The inadequacy of Northern Rock’s IT systems meant that the government had no choice but to nationalise the troubled mortgage lender and savings bank when it looked like it was about to collapse, according to a new report by the National Audit Office (NAO).

It might have been possible to ‘wind down’ Northern Rock’s business, the report said. That would have involved selling off branches and business units individually, and could have dissipated the threat to the national economy.

However, the bank’s process for closing accounts and returning depositors’ savings was a manual one, meaning that closing all the accounts would have taken months. A run on the bank would have probably occurred during that time, precipitating its collapse.

“The option of winding down the business was considered, but inadequate IT systems at Northern Rock meant that depositors would have had to wait for their money, risking another major run and potential hardship for those reliant on access to their funds,” the report said.

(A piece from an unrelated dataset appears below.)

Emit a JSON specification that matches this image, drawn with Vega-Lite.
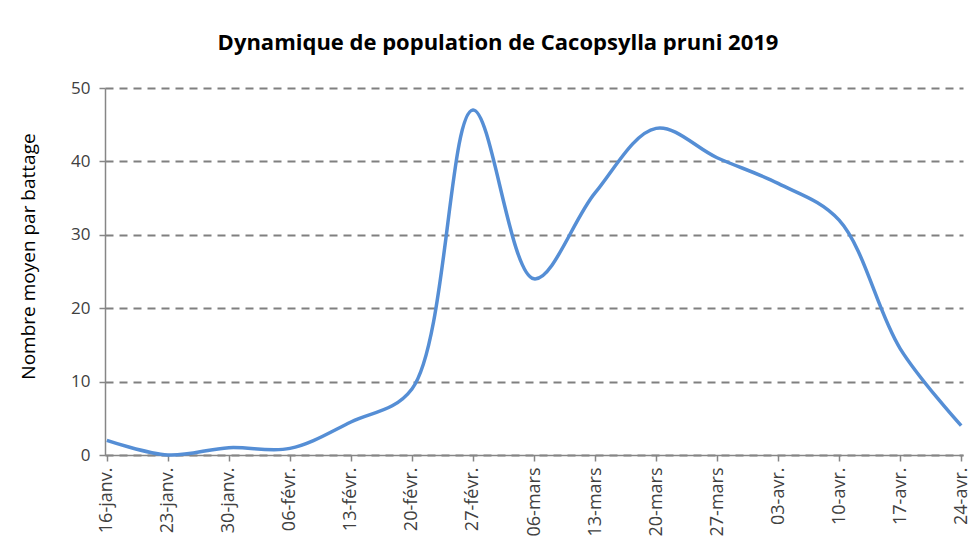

The IT factor was, however, just one of many conditions that led up to the nationalisation of Northern Rock. The NAO report concludes that the Treasury’s decision to nationalise the bank was unavoidable, lest the contagion spread to the rest of the UK economy.

Pete Swabey

Pete Swabey

Pete was Editor of Information Age and head of technology research for Vitesse Media plc from 2005 to 2013, before moving on to be Senior Editor and then Editorial Director at The Economist Intelligence...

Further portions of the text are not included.